The number of Emilio Gentile’s works that have been translated into Spanish in both Spain and Argentina is particularly significant as these are two countries that, like Italy, suffered oppression at the hands of brutal fascist dictatorships. The Spanish publishing house Alianza Editorial has published several of Gentile’s works during the last few years, given what is happening. In 2004, it published Fascismo: historia e interpretación, translated by Carmen Domínguez (the first Italian edition, also published by Laterza, came out in 2002). There is also a French translation of the book (Qu’est-ce que le fascisme?) by Pierre-Emmanuel Dauzat, published by Gallimard, also in 2004.

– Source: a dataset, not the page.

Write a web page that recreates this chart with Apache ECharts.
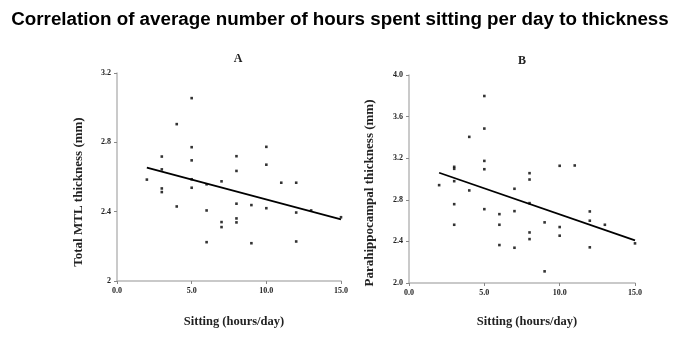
<!DOCTYPE html>
<html>
<head>
<meta charset="utf-8">
<style>html,body{margin:0;padding:0;background:#fff}#c{width:680px;height:339px}</style>
<script src="https://cdn.jsdelivr.net/npm/echarts@6/dist/echarts.min.js"></script>
</head>
<body>
<div id="c"></div>
<script>
// Panel A: Total MTL thickness
const hoursA = [2, 3,3,3,3, 4,4, 5,5,5,5,5, 6,6,6, 7,7,7, 8,8,8,8,8, 9,9, 10,10,10, 11, 12,12,12, 13, 15];
const mtlA   = [2.585, 2.718,2.644,2.534,2.513, 2.905,2.430, 3.055,2.772,2.696,2.587,2.538, 2.558,2.407,2.224, 2.575,2.340,2.311, 2.720,2.635,2.446,2.361,2.338, 2.438,2.218, 2.774,2.671,2.420, 2.567, 2.567,2.395,2.228, 2.407, 2.368];
const trendAx = [2, 15];
const trendAy = [2.654, 2.355];
// Panel B: Parahippocampal thickness
const hoursB = [2, 3,3,3,3,3, 4,4, 5,5,5,5,5, 6,6,6, 7,7,7, 8,8,8,8,8, 9,9, 10,10,10, 11, 12,12,12, 13, 15];
const paraB  = [2.941, 3.117,3.098,2.979,2.758,2.560, 3.405,2.890, 3.798,3.485,3.174,3.094,2.710, 2.662,2.560,2.365, 2.906,2.691,2.339, 3.056,2.995,2.768,2.486,2.422, 2.583,2.112, 3.127,2.538,2.455, 3.130, 2.688,2.599,2.343, 2.560, 2.381];
const trendBx = [2, 15];
const trendBy = [3.06, 2.41];
const xTicks = [0, 5, 10, 15];

const serif = '"Liberation Serif","Times New Roman",serif';
const pairs = (xs, ys) => xs.map((x, i) => [x, ys[i]]);

function xAxis(gi) {
  return {
    gridIndex: gi, type: 'value', min: 0, max: 15, interval: 5,
    axisLine: {lineStyle: {color: '#b8b8b8', width: 1.5}},
    axisTick: {show: true, length: 3, lineStyle: {color: '#888'}},
    splitLine: {show: false},
    axisLabel: {fontFamily: serif, fontWeight: 'bold', fontSize: 8, color: '#222', margin: 6,
      formatter: v => v.toFixed(1)}
  };
}
function yAxis(gi, max, fmt) {
  return {
    gridIndex: gi, type: 'value', min: 2, max: max, interval: 0.4,
    axisLine: {show: true, lineStyle: {color: '#b8b8b8', width: 1.5}},
    axisTick: {show: true, length: 3, lineStyle: {color: '#888'}},
    splitLine: {show: false},
    axisLabel: {fontFamily: serif, fontWeight: 'bold', fontSize: 8, color: '#222', margin: 6, formatter: fmt}
  };
}

const chart = echarts.init(document.getElementById('c'));
chart.setOption({
  animation: false,
  backgroundColor: '#fff',
  title: [
    {text: 'Correlation of average number of hours spent sitting per day to thickness', left: 'center', top: 5,
      textStyle: {fontFamily: '"Liberation Sans",Arial,sans-serif', fontWeight: 'bold', fontSize: 18.8, color: '#000'}},
    {text: 'A', left: 233, top: 48, textAlign: 'center',
      textStyle: {fontFamily: serif, fontWeight: 'bold', fontSize: 12, color: '#222'}},
    {text: 'B', left: 517, top: 50, textAlign: 'center',
      textStyle: {fontFamily: serif, fontWeight: 'bold', fontSize: 12, color: '#222'}}
  ],
  grid: [
    {left: 117, top: 73, width: 224, height: 208},
    {left: 409, top: 75, width: 226, height: 208}
  ],
  xAxis: [xAxis(0), xAxis(1)],
  yAxis: [
    yAxis(0, 3.2, v => (Math.abs(v - 2) < 1e-9 ? '2' : v.toFixed(1))),
    yAxis(1, 4.0, v => v.toFixed(1))
  ],
  graphic: [
    {type: 'text', x: 79, y: 192, rotation: Math.PI / 2,
      style: {text: 'Total MTL thickness (mm)', font: 'bold 13px ' + serif, fill: '#222', textAlign: 'center', textVerticalAlign: 'middle'}},
    {type: 'text', x: 370, y: 193, rotation: Math.PI / 2,
      style: {text: 'Parahippocampal thickness (mm)', font: 'bold 13px ' + serif, fill: '#222', textAlign: 'center', textVerticalAlign: 'middle'}},
    {type: 'text', x: 234, y: 322,
      style: {text: 'Sitting (hours/day)', font: 'bold 12.5px ' + serif, fill: '#222', textAlign: 'center', textVerticalAlign: 'middle'}},
    {type: 'text', x: 527, y: 322,
      style: {text: 'Sitting (hours/day)', font: 'bold 12.5px ' + serif, fill: '#222', textAlign: 'center', textVerticalAlign: 'middle'}}
  ],
  series: [
    {type: 'scatter', xAxisIndex: 0, yAxisIndex: 0, data: pairs(hoursA, mtlA), symbol: 'rect', symbolSize: 2.6, itemStyle: {color: '#000'}},
    {type: 'line', xAxisIndex: 0, yAxisIndex: 0, data: pairs(trendAx, trendAy), symbol: 'none', lineStyle: {color: '#000', width: 1.8}},
    {type: 'scatter', xAxisIndex: 1, yAxisIndex: 1, data: pairs(hoursB, paraB), symbol: 'rect', symbolSize: 2.6, itemStyle: {color: '#000'}},
    {type: 'line', xAxisIndex: 1, yAxisIndex: 1, data: pairs(trendBx, trendBy), symbol: 'none', lineStyle: {color: '#000', width: 1.8}}
  ]
});
</script>
</body>
</html>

In 2018, Alianza published a translation of In democrazia il popolo è sempre sovrano. Falso!, which had come out in Italy two years earlier, while, in 2019, Alianza published two of Gentile’s works: Mussolini contra Lenin (first available in Italian bookshops in 2017) and Chi è fascista. The latter work, as the author himself explains in the foreword to the book, is based on “a fundamental question: in the current period here in Italy, in Europe and even in the rest of the world, people are saying that there is a return to fascism. Do you agree with this view?” This question is the starting point for the entire line of reasoning developed by the historian in the book to define the semantic (and, therefore, also socio-political) field of the term fascism. The aim is to provide clarity as regards the incorrect use that is being made, nowadays, of this term in relation to the current political landscape. Published last year, the book was immediately translated and published not only by the Madrid publishing house, but also by the Portuguese publishers Guerra & Paz, with the translation by Mário Matos. In addition to the Spanish translations of his works, there are also several translations of Gentile’s books in English and French, but the works mentioned reveal that there are very close ties between language and history.

This relationship seems even more evident in a book by the historian of Italian colonialism, Angelo Del Boca: A un passo dalla forca: atrocità e infamie dell’occupazione italiana della Libia nelle memorie del patriota Mohamed Fekini. The book was published by Castoldi Dalai in 2007 and translated into English in 2011 by Antony Shugaar for Palgrave Macmillan. In 2008, the French publishing house Milelli published two versions: one in French and one in Arabic. They had little choice, given how the book came to be written. Indeed, Del Boca tells the reader that it was the persistence of Anwar Fekini, a Libyan lawyer who graduated at the Sorbonne, that led to the book being written. Anwar is the grandson of Mohamed Khalifa Fekini, one of the leaders of the Libyan resistance to Italian occupation in Tripoli. Anwar Fekini decided to give the historian, author of the classic work Gli italiani in Libia, not just his grandfather’s memoirs, but also his correspondence with the Italian authorities. These documents are extremely valuable as they are a rare example of the testimony of colonialism seen from the standpoint of those being colonised, with events seen from the point of view of the conquered as well as that of the conquerors.